Miami Dolphins should rule out a WR, no matter who drops to 51

Ohio State wide receiver Jaxon Smith-Njigba (Mandatory Credit: USA Today)
Ohio State wide receiver Jaxon Smith-Njigba (Mandatory Credit: USA Today) /

The Miami Dolphins don’t technically “need” a wide receiver in this year’s NFL Draft but they can’t absolutely rule out the possibility even if they should.

Miami spent a lot of draft capital to bring Tyreek Hill to the Dolphins. They spent a high draft pick on Jaylen Waddle and a ton of money on Cedrick Wilson, Jr. This off-season alone they added Braxton Berrios who we believe may become a Dolphins lifer.

Add into all of this last year’s selection of Erik Ezukanma and the Dolphins should be pretty confident about their WR room. But they honestly shouldn’t be.

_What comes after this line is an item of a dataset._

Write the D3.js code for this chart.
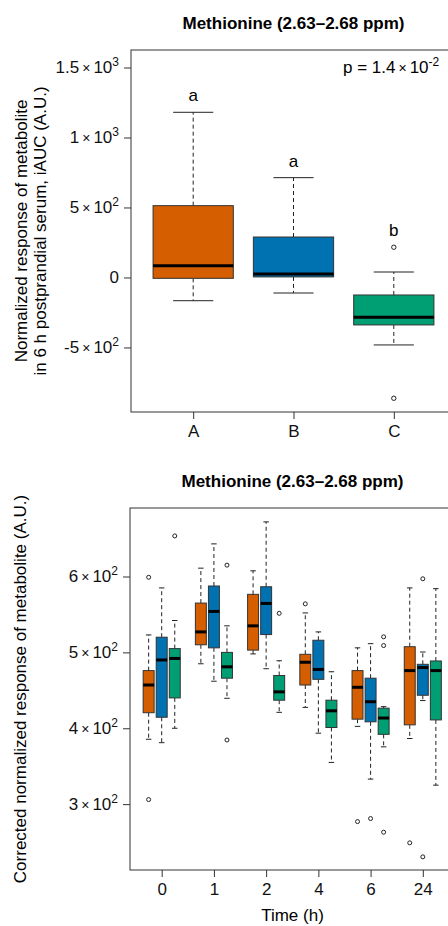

When a team becomes complacent about a certain position, they often overlook players that might have been a perfect addition. If you could go back in time and draft Anquan Boldin in round two of the 2003 draft, wouldn’t you?

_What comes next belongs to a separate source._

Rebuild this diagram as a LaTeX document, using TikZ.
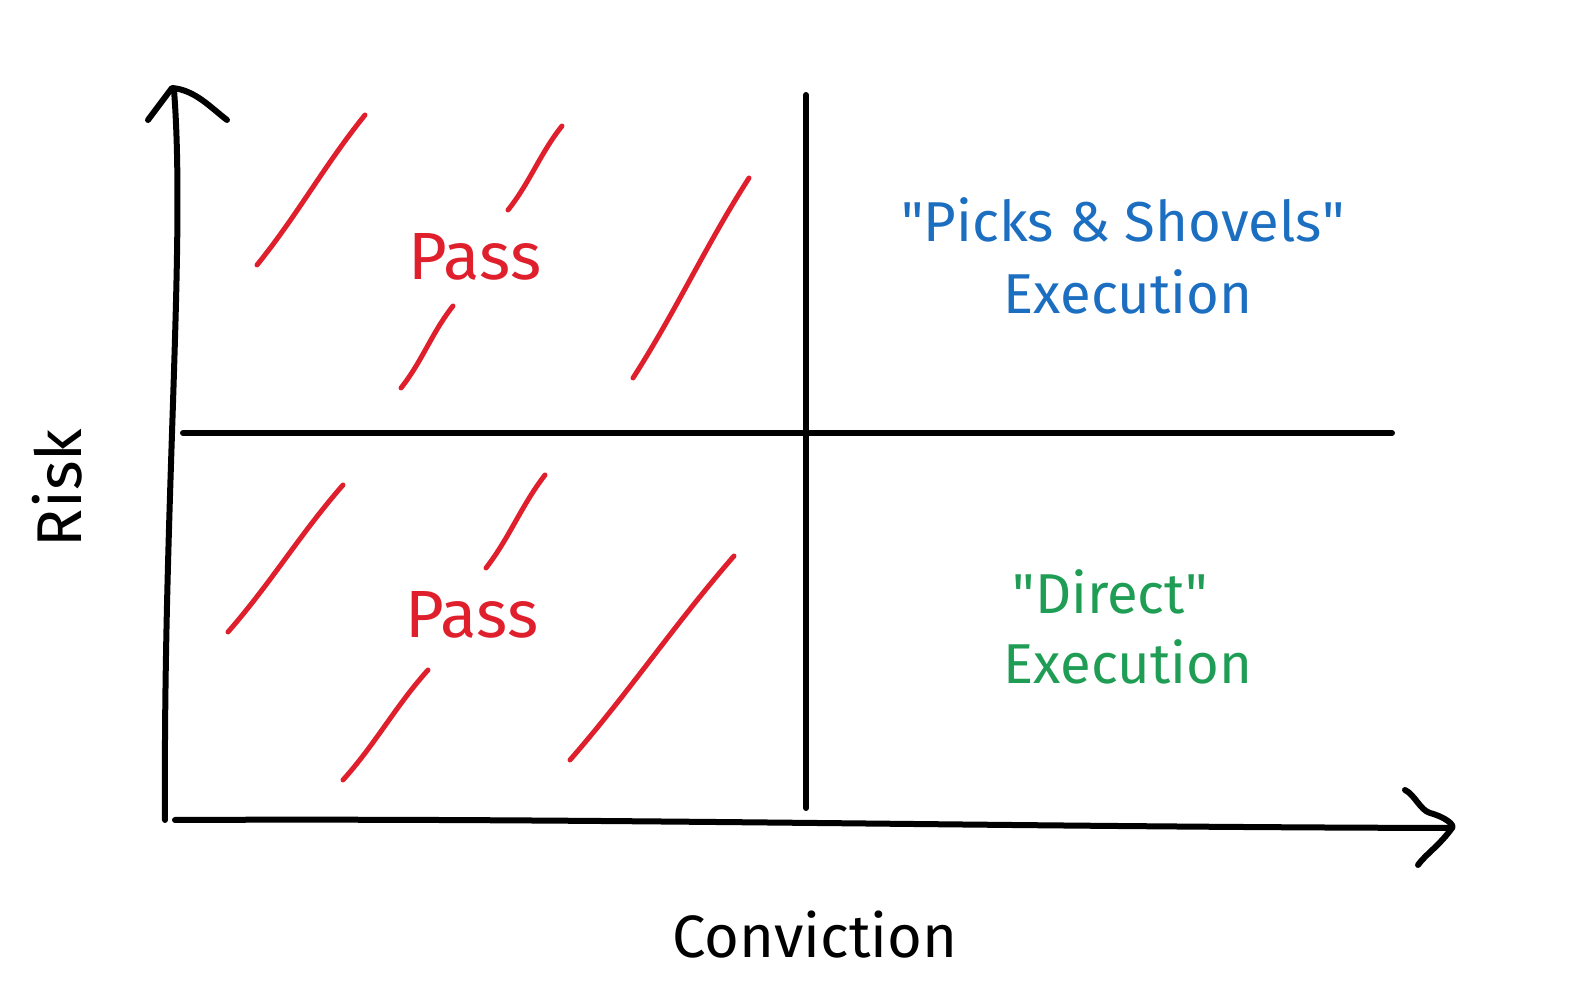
\documentclass[tikz,border=0pt]{standalone}
\usepackage{fontspec}
\setmainfont{Fira Sans}
\usetikzlibrary{calc}
\definecolor{passred}{RGB}{224,31,45}
\definecolor{picksblue}{RGB}{28,110,192}
\definecolor{directgreen}{RGB}{31,157,85}
\tikzset{
	axisline/.style={line width=0.6mm, line cap=round, line join=round, color=black},
	hatch/.style={line width=0.5mm, line cap=round, color=passred},
	handtext/.style={font=\fontsize{16}{19}\selectfont, inner sep=0pt}
}
\def\hatchline(#1)(#2){\draw[hatch] (#1) .. controls ($(#1)!0.35!(#2)+(0.03,-0.02)$) and ($(#1)!0.65!(#2)+(-0.03,0.02)$) .. (#2);}

\begin{document}
\begin{tikzpicture}
		%%%%% START %%%%%
		\useasboundingbox (0, 0) rectangle (15.75, 10.05);
		
		% axes
		\draw[axisline] (1.65, 1.85) .. controls (1.63, 5.0) and (1.86, 7.6) .. (1.74, 9.15);
		\draw[axisline] (1.48, 8.85) -- (1.72, 9.17) .. controls (1.95, 9.15) and (2.10, 8.98) .. (2.27, 8.85);
		\draw[axisline] (1.75, 1.85) .. controls (6.0, 1.87) and (10.0, 1.78) .. (14.52, 1.77);
		\draw[axisline] (14.05, 2.15) .. controls (14.15, 2.10) and (14.20, 1.95) .. (14.30, 1.92) .. controls (14.45, 1.88) and (14.55, 1.80) .. (14.52, 1.77) .. controls (14.40, 1.60) and (14.25, 1.50) .. (14.18, 1.40);
		
		% quadrant dividers
		\draw[axisline] (8.06, 9.10) -- (8.06, 1.97);
		\draw[axisline] (1.83, 5.72) -- (13.92, 5.72);
		
		% hatching, upper left
		\hatchline(2.57, 7.40)(3.65, 8.90)
		\hatchline(5.08, 7.95)(5.62, 8.79)
		\hatchline(4.01, 6.17)(4.53, 6.99)
		\hatchline(6.33, 6.27)(7.49, 8.27)
		
		% hatching, lower left
		\hatchline(2.28, 3.73)(3.43, 5.20)
		\hatchline(4.86, 4.37)(5.45, 5.30)
		\hatchline(3.43, 2.25)(4.28, 3.35)
		\hatchline(5.70, 2.45)(7.34, 4.49)
		
		% labels
		\node[handtext, font=\fontsize{19}{22}\selectfont, color=passred] (passtop) at (4.75, 7.48) {Pass};
		\node[handtext, font=\fontsize{19}{22}\selectfont, color=passred] (passbottom) at (4.72, 3.90) {Pass};
		\node[handtext, color=picksblue] (picks) at (11.23, 7.85) {\textquotedbl Picks \& Shovels\textquotedbl};
		\node[handtext, color=picksblue] (picksexec) at (11.28, 7.13) {Execution};
		\node[handtext, color=directgreen] (direct) at (11.10, 4.13) {\textquotedbl Direct\textquotedbl};
		\node[handtext, color=directgreen] (directexec) at (11.28, 3.43) {Execution};
		\node[handtext, font=\fontsize{18}{21}\selectfont, rotate=90] (risk) at (0.57, 5.17) {Risk};
		\node[handtext, font=\fontsize{17}{20}\selectfont] (conviction) at (8.15, 0.70) {Conviction};
		
		%%%%% END %%%%%
	\end{tikzpicture}
\end{document}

The Dolphins didn’t feel they need a WR that year and took Eddie Moore instead. This year, it is commonly believed that Miami will target the offensive line, running back, tight end, or linebacker at pick 51. This is despite the possibility a top WR prospect falls and if one does, the Dolphins would be smart to take a hard pass and move on to one of the positions they need, listed above.

At some point, like it or not, the Dolphins will have to move on from Waddle or Hill. If Hill does in fact retire after the 2025 season, it will make it much easier to keep Waddle in Miami but what happens if Wilson, Jr. doesn’t do anything this year and Ezukanma still can’t figure out the playbook? Miami would be smarter to hit the street free agent market instead of looking to the draft.

Only three WR prospects are expected to be drafted in the first-round. One of the lowest in recent draft history.

First round prospects

  • OSU – Jaxon Smith-Njigba
  • TCU – Quentin Johnston
  • USC – Jordan Addison

This year’s draft is not deep in the class and only three are projected to be mid-second round prospects.

  • Jalin Hyatt – Tenn
  • Jonathan Mingo – Ole Miss
  • Cedrick Tillman – Tenn

There may be value in round three but again, the Dolphins don’t “need” to address the position so why look at it?

Inevitably teams will reach for a wide receiver and that will benefit the Miami Dolphins draft.

Whether it is three receivers taken in round one or three more taken in round two, it is inevitable that another team will take a risk and draft the position in one of those rounds. Perhaps driven by fear of missing out or draft war room conversations, more than 6 WRs should be drafted in the first two rounds and that helps Miami as it allows another position to fall.

The Dolphins were smart to address the WR unit last year and the year before and this isn’t the year they need to be concerned over who they have or who they don’t have.